Losses were heaviest in Hong Kong and mainland China while benchmarks in other markets fell about 1.5 percent or less. Oil dropped to near $80 a barrel while the dollar was slightly higher against the yen and a tad lower versus the euro.
Also restraining buying appetite was disappointing earnings from U.S. aluminum giant Alcoa Inc. which raised more questions about whether the 10-month surge in global stock markets can be sustained.
China’s decision to raise the proportion of deposits that banks must hold in reserve — in effect tapping the brakes on lending — was a small first step toward reducing the massive stimulus provided to its economy, analysts said.
But the move reverberated around the world as investors worried any slowdown in China — an important prop for exporters in Asia and elsewhere amid the global downturn — would dent recovery prospects.
Analysts at DBS, the largest bank in Southeast Asia, said Chinese authorities were acting preemptively because they were worried about the increasing risk of a bubble in the property market and inflation.
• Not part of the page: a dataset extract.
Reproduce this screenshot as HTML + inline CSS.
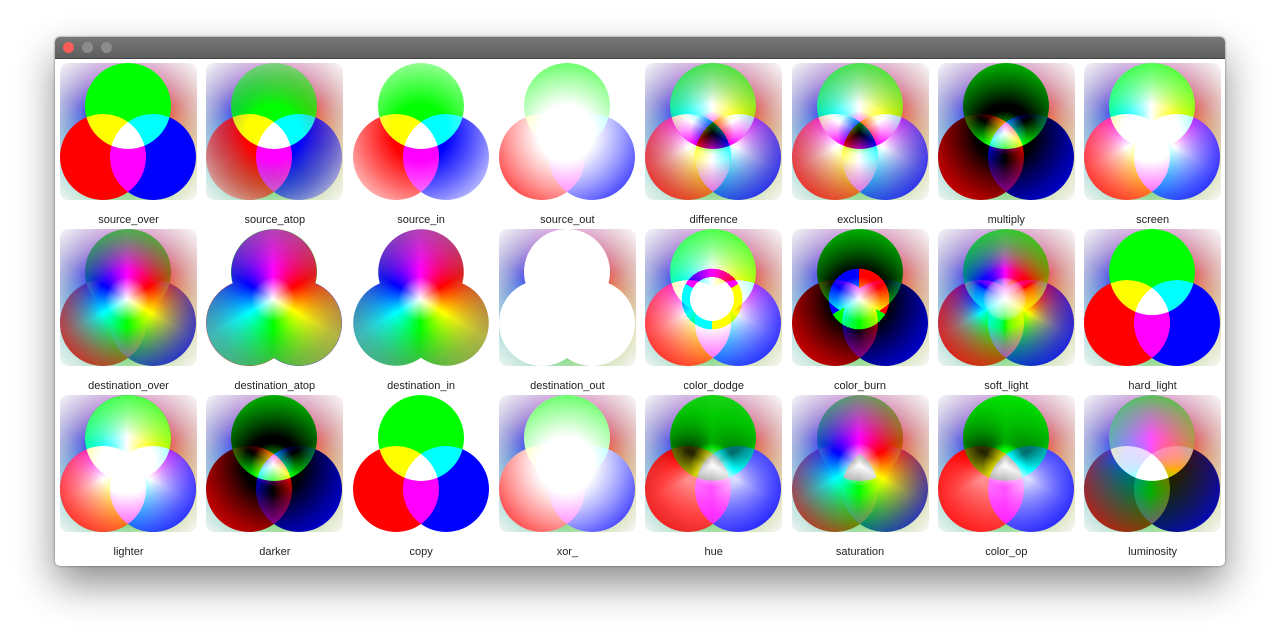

Yet they did not expect the Chinese central bank to raise interest rates until the third or fourth quarter of this year. “If China raise interest rates much sooner than the U.S. it will be very difficult to control the inflow of hot money into China,” putting pressure on the Chinese currency to rise, they said in a report.
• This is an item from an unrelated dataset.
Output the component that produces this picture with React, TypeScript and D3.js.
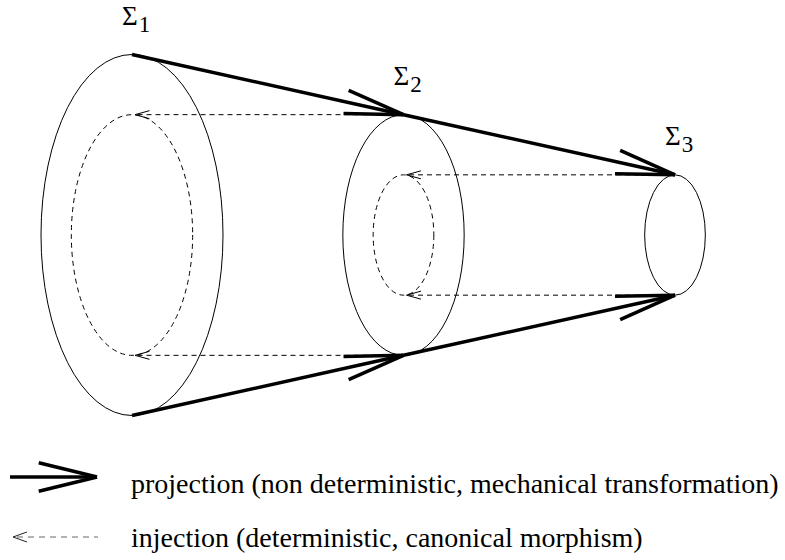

Japan’s Nikkei 225 stock average was down 144.11 points, or 1.3 percent, at 10,735.03 and Hong Kong’s Hang Seng slid 510.08, or 2.3 percent, to 21,816.56. In mainland China, the Shanghai benchmark tumbled 3.1 percent to 3,172.12.
Elsewhere, South Korea’s Kospi shed 1.6 percent to 1,671.41, Singapore’s index fell 0.9 percent and Australia’s market retreated by 0.6 percent.
In Tokyo, shares of Japan Airlines dived 81 percent after a 45 percent nosedive the day before amid expectations a bankruptcy filing was imminent.
In the U.S. on Tuesday, the Dow Jones industrial average fell 36.73, or 0.3 percent, to 10,627.26. The S&P 500 index fell 10.76, or 0.9 percent, to 1,136.22, after advancing for the first six days of the year for the first time since 1987. The Nasdaq composite index fell 30.10, or 1.3 percent, to 2,282.31.
Oil prices lost more ground in Asia after a report showed an unexpected jump in U.S. inventories of distillates and gasoline. Benchmark crude for February delivery was down 62 cents to $80.17 a barrel in electronic trading on the New York Mercantile Exchange.
In currencies, the dollar rose to 91.20 yen from 90.99 yen. The euro rose to $1.4503 from $1.4482.